## Brief
Pull every line containing "matplotlib" out of the material below.

Data items:
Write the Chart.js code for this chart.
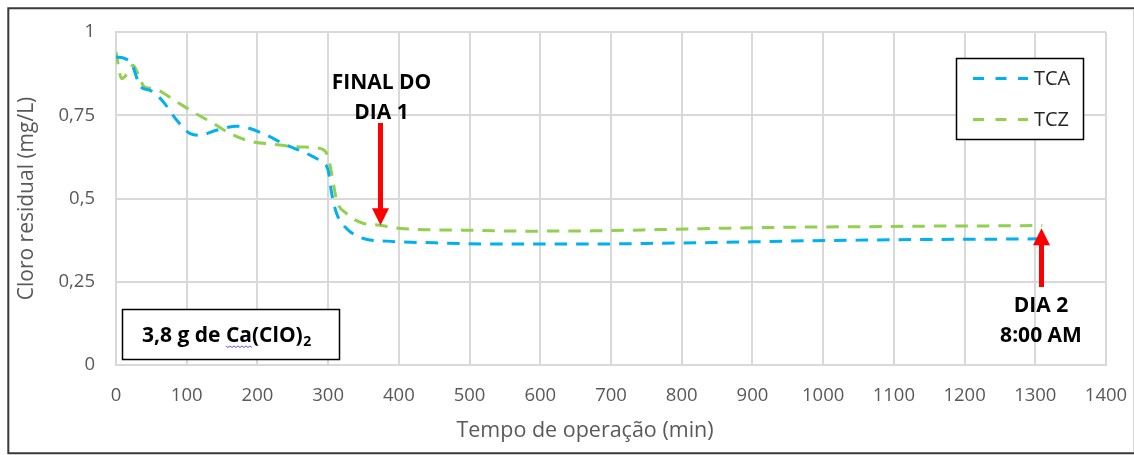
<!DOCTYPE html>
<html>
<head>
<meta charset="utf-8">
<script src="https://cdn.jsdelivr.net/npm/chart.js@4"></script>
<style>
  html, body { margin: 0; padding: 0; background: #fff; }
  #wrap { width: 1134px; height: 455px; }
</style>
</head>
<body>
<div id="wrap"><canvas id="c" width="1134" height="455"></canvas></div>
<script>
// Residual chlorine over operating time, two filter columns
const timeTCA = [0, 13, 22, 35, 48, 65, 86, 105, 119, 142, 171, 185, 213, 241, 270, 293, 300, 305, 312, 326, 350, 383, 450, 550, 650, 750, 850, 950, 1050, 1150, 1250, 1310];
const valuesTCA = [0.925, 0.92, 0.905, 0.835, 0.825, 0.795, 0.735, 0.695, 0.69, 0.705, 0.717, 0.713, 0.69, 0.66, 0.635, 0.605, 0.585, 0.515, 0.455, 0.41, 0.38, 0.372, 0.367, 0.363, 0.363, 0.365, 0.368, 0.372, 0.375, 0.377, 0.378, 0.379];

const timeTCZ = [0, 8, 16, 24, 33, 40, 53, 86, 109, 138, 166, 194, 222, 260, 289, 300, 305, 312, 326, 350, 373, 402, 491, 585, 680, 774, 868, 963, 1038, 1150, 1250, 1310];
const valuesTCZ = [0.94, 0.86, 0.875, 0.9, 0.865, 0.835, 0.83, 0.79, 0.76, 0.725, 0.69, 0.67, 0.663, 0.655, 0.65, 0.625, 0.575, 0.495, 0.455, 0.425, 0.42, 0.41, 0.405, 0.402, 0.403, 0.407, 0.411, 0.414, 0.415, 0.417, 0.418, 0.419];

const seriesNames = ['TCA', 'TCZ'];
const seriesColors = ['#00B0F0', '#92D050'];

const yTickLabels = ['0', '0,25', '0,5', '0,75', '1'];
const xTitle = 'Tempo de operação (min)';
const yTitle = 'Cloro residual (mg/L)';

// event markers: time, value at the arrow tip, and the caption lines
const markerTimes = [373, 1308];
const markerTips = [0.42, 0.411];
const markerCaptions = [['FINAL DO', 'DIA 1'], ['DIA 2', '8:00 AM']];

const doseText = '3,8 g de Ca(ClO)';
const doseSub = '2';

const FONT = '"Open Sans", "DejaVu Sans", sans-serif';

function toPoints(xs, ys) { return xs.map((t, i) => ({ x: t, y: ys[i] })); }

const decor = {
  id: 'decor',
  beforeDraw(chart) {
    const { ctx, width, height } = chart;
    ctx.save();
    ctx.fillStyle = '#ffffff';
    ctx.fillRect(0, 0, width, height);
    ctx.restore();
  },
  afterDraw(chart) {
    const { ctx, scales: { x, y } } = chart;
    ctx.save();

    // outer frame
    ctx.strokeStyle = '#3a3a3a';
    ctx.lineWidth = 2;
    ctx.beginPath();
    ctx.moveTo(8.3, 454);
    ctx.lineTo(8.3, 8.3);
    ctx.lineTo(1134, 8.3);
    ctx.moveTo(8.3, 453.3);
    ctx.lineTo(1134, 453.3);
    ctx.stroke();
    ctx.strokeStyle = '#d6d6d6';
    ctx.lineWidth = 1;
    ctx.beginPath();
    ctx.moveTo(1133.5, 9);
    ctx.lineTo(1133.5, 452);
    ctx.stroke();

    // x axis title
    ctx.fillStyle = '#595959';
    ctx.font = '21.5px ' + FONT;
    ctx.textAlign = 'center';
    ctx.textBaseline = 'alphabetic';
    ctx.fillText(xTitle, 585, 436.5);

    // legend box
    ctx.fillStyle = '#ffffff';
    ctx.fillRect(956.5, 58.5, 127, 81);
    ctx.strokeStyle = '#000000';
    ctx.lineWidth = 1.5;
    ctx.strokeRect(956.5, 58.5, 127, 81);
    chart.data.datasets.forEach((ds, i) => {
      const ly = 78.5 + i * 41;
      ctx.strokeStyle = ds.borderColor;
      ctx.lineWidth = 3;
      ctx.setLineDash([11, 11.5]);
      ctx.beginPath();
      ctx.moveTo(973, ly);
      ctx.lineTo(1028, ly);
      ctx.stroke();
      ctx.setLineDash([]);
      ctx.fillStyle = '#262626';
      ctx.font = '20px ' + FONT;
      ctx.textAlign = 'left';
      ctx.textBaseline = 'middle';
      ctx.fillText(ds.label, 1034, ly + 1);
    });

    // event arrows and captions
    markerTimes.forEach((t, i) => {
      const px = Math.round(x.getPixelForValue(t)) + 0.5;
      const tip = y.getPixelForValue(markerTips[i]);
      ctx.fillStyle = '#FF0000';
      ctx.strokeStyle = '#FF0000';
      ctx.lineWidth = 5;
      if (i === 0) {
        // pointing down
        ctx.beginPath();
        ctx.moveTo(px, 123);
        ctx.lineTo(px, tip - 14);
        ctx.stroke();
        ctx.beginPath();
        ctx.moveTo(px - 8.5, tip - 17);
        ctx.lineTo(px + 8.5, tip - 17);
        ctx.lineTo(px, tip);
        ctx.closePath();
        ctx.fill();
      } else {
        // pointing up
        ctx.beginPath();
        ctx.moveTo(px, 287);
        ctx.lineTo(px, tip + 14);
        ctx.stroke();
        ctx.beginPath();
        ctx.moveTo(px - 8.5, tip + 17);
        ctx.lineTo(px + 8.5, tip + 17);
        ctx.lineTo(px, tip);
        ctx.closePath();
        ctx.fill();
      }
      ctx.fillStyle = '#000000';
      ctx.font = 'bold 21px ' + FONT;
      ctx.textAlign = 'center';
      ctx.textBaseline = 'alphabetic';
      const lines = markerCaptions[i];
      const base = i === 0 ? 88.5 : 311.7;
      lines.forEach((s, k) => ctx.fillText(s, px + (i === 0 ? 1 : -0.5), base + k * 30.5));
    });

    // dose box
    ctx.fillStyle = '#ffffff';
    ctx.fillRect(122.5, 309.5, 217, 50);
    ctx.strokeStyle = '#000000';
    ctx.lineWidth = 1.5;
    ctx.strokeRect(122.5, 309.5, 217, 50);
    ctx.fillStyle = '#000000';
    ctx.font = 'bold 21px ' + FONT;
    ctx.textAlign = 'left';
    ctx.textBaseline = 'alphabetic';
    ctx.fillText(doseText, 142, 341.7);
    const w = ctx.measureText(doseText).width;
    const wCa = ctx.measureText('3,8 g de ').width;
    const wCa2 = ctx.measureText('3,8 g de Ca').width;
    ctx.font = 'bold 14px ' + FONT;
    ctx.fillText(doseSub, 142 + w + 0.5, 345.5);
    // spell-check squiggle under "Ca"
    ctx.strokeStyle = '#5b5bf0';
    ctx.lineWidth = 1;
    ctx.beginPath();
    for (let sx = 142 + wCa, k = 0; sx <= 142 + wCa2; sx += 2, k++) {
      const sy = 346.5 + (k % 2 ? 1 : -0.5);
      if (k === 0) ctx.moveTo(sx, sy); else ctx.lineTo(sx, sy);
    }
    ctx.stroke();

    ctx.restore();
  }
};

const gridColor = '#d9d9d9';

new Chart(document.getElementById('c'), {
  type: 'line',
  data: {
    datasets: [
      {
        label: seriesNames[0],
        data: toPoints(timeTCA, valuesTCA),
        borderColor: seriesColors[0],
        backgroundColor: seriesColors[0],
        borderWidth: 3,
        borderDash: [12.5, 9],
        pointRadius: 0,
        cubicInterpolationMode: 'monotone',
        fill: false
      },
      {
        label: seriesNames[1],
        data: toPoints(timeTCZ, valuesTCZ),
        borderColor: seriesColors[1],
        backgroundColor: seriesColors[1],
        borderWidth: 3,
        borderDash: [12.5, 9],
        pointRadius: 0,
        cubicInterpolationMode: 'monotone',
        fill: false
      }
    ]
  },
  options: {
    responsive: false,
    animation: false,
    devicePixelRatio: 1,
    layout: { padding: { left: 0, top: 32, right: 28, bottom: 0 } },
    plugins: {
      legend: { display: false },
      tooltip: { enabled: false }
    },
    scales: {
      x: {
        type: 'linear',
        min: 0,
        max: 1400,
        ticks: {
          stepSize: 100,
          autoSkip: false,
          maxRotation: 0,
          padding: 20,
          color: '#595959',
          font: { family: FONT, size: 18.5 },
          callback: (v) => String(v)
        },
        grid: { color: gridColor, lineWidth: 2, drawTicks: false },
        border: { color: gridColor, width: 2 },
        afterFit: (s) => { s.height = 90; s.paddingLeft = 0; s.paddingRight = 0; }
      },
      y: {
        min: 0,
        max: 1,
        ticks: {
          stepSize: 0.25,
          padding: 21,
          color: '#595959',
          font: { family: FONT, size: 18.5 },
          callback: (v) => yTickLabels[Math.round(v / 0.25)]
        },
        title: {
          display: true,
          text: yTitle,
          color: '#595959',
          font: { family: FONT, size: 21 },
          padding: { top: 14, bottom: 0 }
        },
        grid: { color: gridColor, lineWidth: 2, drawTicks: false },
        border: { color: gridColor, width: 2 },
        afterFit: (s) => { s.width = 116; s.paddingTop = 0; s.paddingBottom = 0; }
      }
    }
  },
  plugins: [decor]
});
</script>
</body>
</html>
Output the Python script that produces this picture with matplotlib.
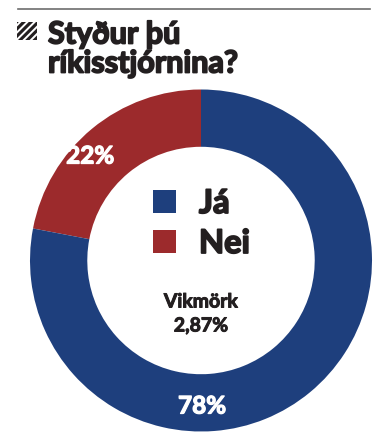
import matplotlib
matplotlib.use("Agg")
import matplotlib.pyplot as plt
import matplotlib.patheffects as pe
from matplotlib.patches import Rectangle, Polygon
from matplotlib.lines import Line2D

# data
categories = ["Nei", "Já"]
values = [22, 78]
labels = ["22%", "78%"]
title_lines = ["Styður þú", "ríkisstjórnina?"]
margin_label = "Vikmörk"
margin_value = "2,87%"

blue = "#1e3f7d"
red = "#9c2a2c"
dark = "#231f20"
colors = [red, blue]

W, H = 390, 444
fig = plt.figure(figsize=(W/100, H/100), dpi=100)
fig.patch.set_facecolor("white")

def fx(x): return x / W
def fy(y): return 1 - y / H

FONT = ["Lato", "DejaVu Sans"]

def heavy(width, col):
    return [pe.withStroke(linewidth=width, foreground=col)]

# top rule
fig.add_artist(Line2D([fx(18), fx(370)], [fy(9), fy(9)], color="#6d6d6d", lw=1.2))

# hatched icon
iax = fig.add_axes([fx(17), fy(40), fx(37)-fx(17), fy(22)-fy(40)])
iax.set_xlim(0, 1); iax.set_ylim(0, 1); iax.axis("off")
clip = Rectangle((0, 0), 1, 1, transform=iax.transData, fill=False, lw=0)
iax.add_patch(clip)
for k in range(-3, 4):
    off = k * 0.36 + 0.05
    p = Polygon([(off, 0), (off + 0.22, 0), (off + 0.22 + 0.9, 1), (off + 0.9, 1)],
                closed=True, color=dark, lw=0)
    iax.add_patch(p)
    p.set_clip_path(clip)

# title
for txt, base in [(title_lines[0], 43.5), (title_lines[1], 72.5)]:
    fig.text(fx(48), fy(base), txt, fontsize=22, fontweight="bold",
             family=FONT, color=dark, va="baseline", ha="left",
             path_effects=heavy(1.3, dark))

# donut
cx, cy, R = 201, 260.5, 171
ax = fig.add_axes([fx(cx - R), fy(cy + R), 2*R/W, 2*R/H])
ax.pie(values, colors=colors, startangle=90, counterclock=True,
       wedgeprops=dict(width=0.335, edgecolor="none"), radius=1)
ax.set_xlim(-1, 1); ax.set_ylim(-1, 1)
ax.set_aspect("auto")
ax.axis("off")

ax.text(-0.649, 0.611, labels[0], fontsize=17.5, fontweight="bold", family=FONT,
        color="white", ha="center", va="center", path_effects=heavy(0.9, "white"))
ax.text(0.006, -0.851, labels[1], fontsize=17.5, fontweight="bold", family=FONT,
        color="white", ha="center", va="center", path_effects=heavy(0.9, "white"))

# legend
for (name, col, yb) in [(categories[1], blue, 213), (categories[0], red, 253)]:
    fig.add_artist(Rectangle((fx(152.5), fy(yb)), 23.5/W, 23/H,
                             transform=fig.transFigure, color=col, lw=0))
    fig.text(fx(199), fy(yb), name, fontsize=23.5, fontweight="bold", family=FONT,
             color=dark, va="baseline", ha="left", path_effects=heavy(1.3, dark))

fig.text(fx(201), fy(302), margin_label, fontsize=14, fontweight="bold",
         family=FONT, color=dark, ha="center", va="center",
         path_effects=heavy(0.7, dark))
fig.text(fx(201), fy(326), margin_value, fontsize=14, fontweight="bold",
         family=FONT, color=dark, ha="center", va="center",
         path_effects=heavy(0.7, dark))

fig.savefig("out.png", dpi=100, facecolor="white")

## Full answer
Output the Python script that produces this picture with matplotlib.
import matplotlib
matplotlib.use("Agg")
import matplotlib.pyplot as plt
import matplotlib.patheffects as pe
from matplotlib.patches import Rectangle, Polygon
from matplotlib.lines import Line2D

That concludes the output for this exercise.